DATA SECTION →
□ □ □

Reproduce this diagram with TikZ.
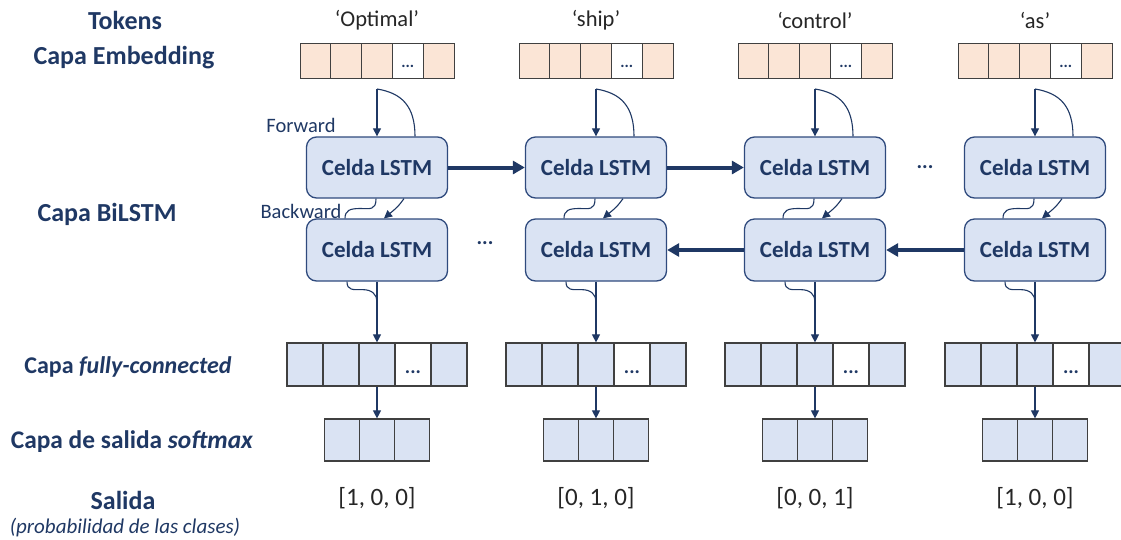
\documentclass[tikz,border=0pt]{standalone}
\usepackage{fontspec}
\setmainfont{Carlito}
\usetikzlibrary{arrows.meta,calc}
\definecolor{cdark}{HTML}{1F3864}
\definecolor{cfill}{HTML}{DAE3F3}
\definecolor{cline}{HTML}{2F4A7D}
\definecolor{cpeach}{HTML}{FBE5D6}
\definecolor{cgray}{HTML}{404040}
\definecolor{ctext}{HTML}{262626}
\begin{document}
\begin{tikzpicture}[x=1pt,y=-1pt,
 lstm/.style={draw=cline, fill=cfill, rounded corners=10pt, line width=1.3pt, minimum width=141pt, minimum height=61pt, inner sep=0pt, text=cdark, font=\bfseries\fontsize{23}{26}\selectfont},
 embcell/.style={draw=cgray, fill=cpeach, line width=1pt, minimum width=30.8pt, minimum height=35pt, inner sep=0pt, font=\bfseries\fontsize{16}{16}\selectfont, text=cdark},
 fccell/.style={draw=cgray, fill=cfill, line width=1.2pt, minimum width=36pt, minimum height=43pt, inner sep=0pt, font=\bfseries\fontsize{20}{20}\selectfont, text=cdark},
 smcell/.style={draw=cgray, fill=cfill, line width=1.2pt, minimum width=35pt, minimum height=42pt, inner sep=0pt},
 lab/.style={text=cdark, font=\bfseries\fontsize{26}{30}\selectfont, inner sep=0pt},
 sublab/.style={text=cdark, font=\itshape\fontsize{21}{24}\selectfont, inner sep=0pt},
 dirlab/.style={text=cdark, font=\fontsize{20.5}{24}\selectfont, inner sep=0pt},
 toklab/.style={text=ctext, font=\fontsize{22.5}{26}\selectfont, inner sep=0pt},
 outlab/.style={text=ctext, font=\fontsize{25}{28}\selectfont, inner sep=0pt},
 dotlab/.style={text=cdark, font=\bfseries\fontsize{21}{24}\selectfont, inner sep=0pt},
 thinline/.style={draw=cdark, line width=1.1pt},
 thinarrow/.style={thinline, -{Triangle[length=8pt,width=8pt]}},
 thickarrow/.style={draw=cdark, line width=4pt, -{Triangle[length=12pt,width=13pt]}},
]
\useasboundingbox (0,0) rectangle (1121,539);

% left labels
\node[lab] (ltok) at (125,20) {Tokens};
\node[lab] (lemb) at (124,58) {Capa Embedding};
\node[lab] (lbil) at (107,214) {Capa BiLSTM};
\node[lab, font=\bfseries\fontsize{24}{28}\selectfont] (lfc) at (128,367) {Capa \textit{fully-connected}};
\node[lab, font=\bfseries\fontsize{25.4}{29}\selectfont] (lsm) at (132,442) {Capa de salida \textit{softmax}};
\node[lab] (lsal) at (123,500) {Salida};
\node[sublab] (lprob) at (125,528) {(probabilidad de las clases)};
\node[dirlab] (lfw) at (301,125) {Forward};
\node[dirlab] (lbw) at (301,211) {Backward};

\foreach \i/\cx/\tok/\out in {1/377/Optimal/{[1, 0, 0]},2/596/ship/{[0, 1, 0]},3/815/control/{[0, 0, 1]},4/1035/as/{[1, 0, 0]}}{
  \node[toklab] (tok\i) at (\cx,20) {‘\tok’};
  % embedding
  \foreach \j in {0,1,2,4}{
    \node[embcell] (emb\i-\j) at ({\cx-77+30.8*(\j+0.5)},60.5) {};
  }
  \node[embcell,fill=white] (emb\i-3) at ({\cx-77+30.8*3.5},60.5) {\smash{\raisebox{-7pt}{...}}};
  \coordinate (es\i) at (\cx,89);
  % lstm cells
  \node[lstm] (fw\i) at (\cx,167.5) {Celda LSTM};
  \node[lstm, minimum height=62pt] (bw\i) at (\cx,250) {Celda LSTM};
  % fully connected
  \foreach \j in {0,1,2,4}{
    \node[fccell] (fc\i-\j) at ({\cx-90+36*(\j+0.5)},364.5) {};
  }
  \node[fccell,fill=white] (fc\i-3) at ({\cx-90+36*3.5},364.5) {\smash{\raisebox{-9pt}{...}}};
  % softmax
  \foreach \j in {0,1,2}{
    \node[smcell] (sm\i-\j) at ({\cx-52.5+35*(\j+0.5)},440) {};
  }
  \node[outlab] (out\i) at (\cx,498) {\out};
}

\foreach \i in {1,2,3,4}{
  \draw[thinarrow] (es\i) -- (fw\i.north);
  \draw[thinline] (es\i) .. controls +(25,4) and +(0,-30) .. ($(fw\i.north)+(38,0)$);
  \draw[thinline] ($(fw\i.south)+(-1,0)$) .. controls +(0,12) and +(10,0) .. ($(fw\i.south)!0.5!(bw\i.north)+(-17,0)$) .. controls +(-10,0) and +(0,-8) .. ($(bw\i.north)+(-32,0)$);
  \draw[thinarrow] ($(fw\i.south)+(27,0)$) .. controls +(-6,8) .. ($(bw\i.north)+(7,0)$);
  \draw[thinarrow] (bw\i.south) -- (fc\i-2.north);
  \draw[thinline] ($(bw\i.south)+(-30,0)$) .. controls +(0,9) and +(-10,0) .. ($(bw\i.south)+(-14,8)$) .. controls +(9,0) and +(0,-7) .. ($(bw\i.south)+(0,20)$);
  \draw[thinarrow] (fc\i-2.south) -- (sm\i-1.north);
}

\draw[thickarrow] (fw1.east) -- (fw2.west);
\draw[thickarrow] (fw2.east) -- (fw3.west);
\draw[thickarrow] (bw4.west) -- (bw3.east);
\draw[thickarrow] (bw3.west) -- (bw2.east);

\node[dotlab] (dotsf) at (925,167) {...};
\node[dotlab] (dotsb) at (485,243) {...};
\end{tikzpicture}
\end{document}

□ □ □

Drop the images and repeat the data exactly.

EXERCISE RESPONSE →
Reproduce this diagram with TikZ.
\documentclass[tikz,border=0pt]{standalone}
\usepackage{fontspec}
\setmainfont{Carlito}
\usetikzlibrary{arrows.meta,calc}
\definecolor{cdark}{HTML}{1F3864}
\definecolor{cfill}{HTML}{DAE3F3}
\definecolor{cline}{HTML}{2F4A7D}
\definecolor{cpeach}{HTML}{FBE5D6}
\definecolor{cgray}{HTML}{404040}
\definecolor{ctext}{HTML}{262626}
\begin{document}
\begin{tikzpicture}[x=1pt,y=-1pt,
 lstm/.style={draw=cline, fill=cfill, rounded corners=10pt, line width=1.3pt, minimum width=141pt, minimum height=61pt, inner sep=0pt, text=cdark, font=\bfseries\fontsize{23}{26}\selectfont},
 embcell/.style={draw=cgray, fill=cpeach, line width=1pt, minimum width=30.8pt, minimum height=35pt, inner sep=0pt, font=\bfseries\fontsize{16}{16}\selectfont, text=cdark},
 fccell/.style={draw=cgray, fill=cfill, line width=1.2pt, minimum width=36pt, minimum height=43pt, inner sep=0pt, font=\bfseries\fontsize{20}{20}\selectfont, text=cdark},
 smcell/.style={draw=cgray, fill=cfill, line width=1.2pt, minimum width=35pt, minimum height=42pt, inner sep=0pt},
 lab/.style={text=cdark, font=\bfseries\fontsize{26}{30}\selectfont, inner sep=0pt},
 sublab/.style={text=cdark, font=\itshape\fontsize{21}{24}\selectfont, inner sep=0pt},
 dirlab/.style={text=cdark, font=\fontsize{20.5}{24}\selectfont, inner sep=0pt},
 toklab/.style={text=ctext, font=\fontsize{22.5}{26}\selectfont, inner sep=0pt},
 outlab/.style={text=ctext, font=\fontsize{25}{28}\selectfont, inner sep=0pt},
 dotlab/.style={text=cdark, font=\bfseries\fontsize{21}{24}\selectfont, inner sep=0pt},
 thinline/.style={draw=cdark, line width=1.1pt},
 thinarrow/.style={thinline, -{Triangle[length=8pt,width=8pt]}},
 thickarrow/.style={draw=cdark, line width=4pt, -{Triangle[length=12pt,width=13pt]}},
]
\useasboundingbox (0,0) rectangle (1121,539);

% left labels
\node[lab] (ltok) at (125,20) {Tokens};
\node[lab] (lemb) at (124,58) {Capa Embedding};
\node[lab] (lbil) at (107,214) {Capa BiLSTM};
\node[lab, font=\bfseries\fontsize{24}{28}\selectfont] (lfc) at (128,367) {Capa \textit{fully-connected}};
\node[lab, font=\bfseries\fontsize{25.4}{29}\selectfont] (lsm) at (132,442) {Capa de salida \textit{softmax}};
\node[lab] (lsal) at (123,500) {Salida};
\node[sublab] (lprob) at (125,528) {(probabilidad de las clases)};
\node[dirlab] (lfw) at (301,125) {Forward};
\node[dirlab] (lbw) at (301,211) {Backward};

\foreach \i/\cx/\tok/\out in {1/377/Optimal/{[1, 0, 0]},2/596/ship/{[0, 1, 0]},3/815/control/{[0, 0, 1]},4/1035/as/{[1, 0, 0]}}{
  \node[toklab] (tok\i) at (\cx,20) {‘\tok’};
  % embedding
  \foreach \j in {0,1,2,4}{
    \node[embcell] (emb\i-\j) at ({\cx-77+30.8*(\j+0.5)},60.5) {};
  }
  \node[embcell,fill=white] (emb\i-3) at ({\cx-77+30.8*3.5},60.5) {\smash{\raisebox{-7pt}{...}}};
  \coordinate (es\i) at (\cx,89);
  % lstm cells
  \node[lstm] (fw\i) at (\cx,167.5) {Celda LSTM};
  \node[lstm, minimum height=62pt] (bw\i) at (\cx,250) {Celda LSTM};
  % fully connected
  \foreach \j in {0,1,2,4}{
    \node[fccell] (fc\i-\j) at ({\cx-90+36*(\j+0.5)},364.5) {};
  }
  \node[fccell,fill=white] (fc\i-3) at ({\cx-90+36*3.5},364.5) {\smash{\raisebox{-9pt}{...}}};
  % softmax
  \foreach \j in {0,1,2}{
    \node[smcell] (sm\i-\j) at ({\cx-52.5+35*(\j+0.5)},440) {};
  }
  \node[outlab] (out\i) at (\cx,498) {\out};
}

\foreach \i in {1,2,3,4}{
  \draw[thinarrow] (es\i) -- (fw\i.north);
  \draw[thinline] (es\i) .. controls +(25,4) and +(0,-30) .. ($(fw\i.north)+(38,0)$);
  \draw[thinline] ($(fw\i.south)+(-1,0)$) .. controls +(0,12) and +(10,0) .. ($(fw\i.south)!0.5!(bw\i.north)+(-17,0)$) .. controls +(-10,0) and +(0,-8) .. ($(bw\i.north)+(-32,0)$);
  \draw[thinarrow] ($(fw\i.south)+(27,0)$) .. controls +(-6,8) .. ($(bw\i.north)+(7,0)$);
  \draw[thinarrow] (bw\i.south) -- (fc\i-2.north);
  \draw[thinline] ($(bw\i.south)+(-30,0)$) .. controls +(0,9) and +(-10,0) .. ($(bw\i.south)+(-14,8)$) .. controls +(9,0) and +(0,-7) .. ($(bw\i.south)+(0,20)$);
  \draw[thinarrow] (fc\i-2.south) -- (sm\i-1.north);
}

\draw[thickarrow] (fw1.east) -- (fw2.west);
\draw[thickarrow] (fw2.east) -- (fw3.west);
\draw[thickarrow] (bw4.west) -- (bw3.east);
\draw[thickarrow] (bw3.west) -- (bw2.east);

\node[dotlab] (dotsf) at (925,167) {...};
\node[dotlab] (dotsb) at (485,243) {...};
\end{tikzpicture}
\end{document}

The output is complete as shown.